A post to popular Facebook group ‘Aussies in London‘ asked its members which Australian words and phrases leave Brits baffled prompting a lively discussion.
Many said they were met with blank stares when asking for ‘capsicum’ and others said expressions like ‘carry on like a pork chop’ or feeling ‘rough as guts’ had non-Aussies puzzled.
Australians living in London are sharing the common Aussie phrases that confuse Brits like ‘Lock it in, Eddie’, ‘woop woop’ and ‘carry on like a pork chop’
One user said he was met wih blank stares when he asked for capsicum at Subway while another wrote that ‘bubbler’ which is slang for water fountain confused their students
‘Yeah, nah mate on your average Strayan arvo our in Woop Woop, we’d grab our Vee-Dub or probs our ute and put on Accadacca and hoon down the bottlo to grab ourselves a carto or a sack of goon,’ one commenter joked.

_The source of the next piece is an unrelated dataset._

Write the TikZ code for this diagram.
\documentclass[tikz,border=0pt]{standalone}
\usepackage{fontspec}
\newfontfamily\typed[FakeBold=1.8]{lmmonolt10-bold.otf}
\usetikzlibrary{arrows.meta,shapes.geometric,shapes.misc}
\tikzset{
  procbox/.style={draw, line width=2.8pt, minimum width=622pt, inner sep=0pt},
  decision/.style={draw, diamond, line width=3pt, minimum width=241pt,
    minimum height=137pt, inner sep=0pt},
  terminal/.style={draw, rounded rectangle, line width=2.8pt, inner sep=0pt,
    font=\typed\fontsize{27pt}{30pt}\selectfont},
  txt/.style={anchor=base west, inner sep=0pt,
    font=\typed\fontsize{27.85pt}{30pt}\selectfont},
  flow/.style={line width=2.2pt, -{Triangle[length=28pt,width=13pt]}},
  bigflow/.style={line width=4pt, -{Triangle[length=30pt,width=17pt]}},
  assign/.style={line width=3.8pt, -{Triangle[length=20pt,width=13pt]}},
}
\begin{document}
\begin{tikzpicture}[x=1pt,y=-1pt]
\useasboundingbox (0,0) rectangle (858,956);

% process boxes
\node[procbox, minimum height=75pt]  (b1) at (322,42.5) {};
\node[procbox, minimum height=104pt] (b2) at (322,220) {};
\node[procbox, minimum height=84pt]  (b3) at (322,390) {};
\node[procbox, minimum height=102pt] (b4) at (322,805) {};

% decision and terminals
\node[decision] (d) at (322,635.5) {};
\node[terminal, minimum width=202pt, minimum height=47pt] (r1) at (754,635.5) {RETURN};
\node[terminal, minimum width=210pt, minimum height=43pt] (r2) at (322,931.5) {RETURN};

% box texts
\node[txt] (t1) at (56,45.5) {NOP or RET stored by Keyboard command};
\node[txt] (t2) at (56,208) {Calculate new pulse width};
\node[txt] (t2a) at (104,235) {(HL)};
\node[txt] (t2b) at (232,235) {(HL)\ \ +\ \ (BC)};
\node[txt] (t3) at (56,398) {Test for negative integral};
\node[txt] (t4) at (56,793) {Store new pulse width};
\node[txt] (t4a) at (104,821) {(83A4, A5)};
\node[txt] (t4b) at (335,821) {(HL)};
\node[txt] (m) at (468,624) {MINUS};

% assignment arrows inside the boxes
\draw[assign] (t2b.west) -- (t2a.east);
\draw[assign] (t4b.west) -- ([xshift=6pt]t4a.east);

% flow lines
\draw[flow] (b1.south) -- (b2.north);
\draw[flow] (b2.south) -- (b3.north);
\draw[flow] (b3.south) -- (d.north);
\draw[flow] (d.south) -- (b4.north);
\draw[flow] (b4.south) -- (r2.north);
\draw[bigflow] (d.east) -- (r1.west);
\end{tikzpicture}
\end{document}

‘Asked for capsicum at Subway…the silence was deafening – they say peppers’ a second said.
‘Dag/daggy – I use it so often my partner has incorporated it into his vocabulary,’ wrote a third.

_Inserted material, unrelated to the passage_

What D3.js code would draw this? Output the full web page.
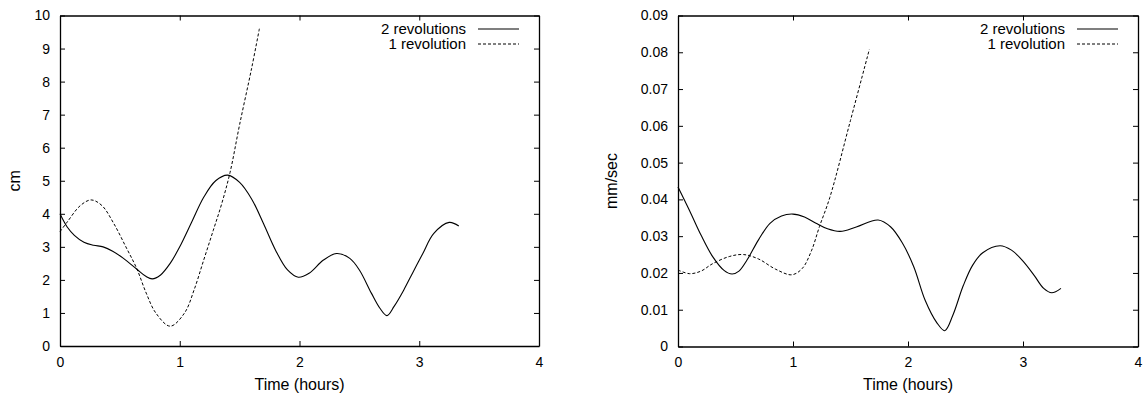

One user noted people didn’t know what they meant when they said eggplant rather than aubergine and zucchini instead of courgette.
‘Kids at school called bubblers ‘water fountain’. They had no clue when I shouted it wasn’t time for the bubblers,’ one mum recalled.
”You’re right’ but in a ‘you’re welcome’ kind of way,’ another suggested while a similarly third said: ”You right?’ meaning what the f* are you doing?’ and not ‘hello”.
Other Aussies in London said the terms ‘crack the s***s’, ‘dogging’, ‘woop woop’ and ‘under the pump’ were foreign to poms.
‘To make a bee line for someone. I said that and no one had a clue what I was saying,’ a member responded.
‘Feeling dusty or rough as guts,’ another wrote and a third said: ‘Carrying on like a pork chop’.
One traveller mentioned saying ‘Lock it in, Eddie’ in references to Eddie McGuire’s stint as host on Who Wants to Be a Millionaire went over Brits’ heads.
‘Day after a big night, I asked someone ‘How’d you pull up?’ – blank stares,’ said another.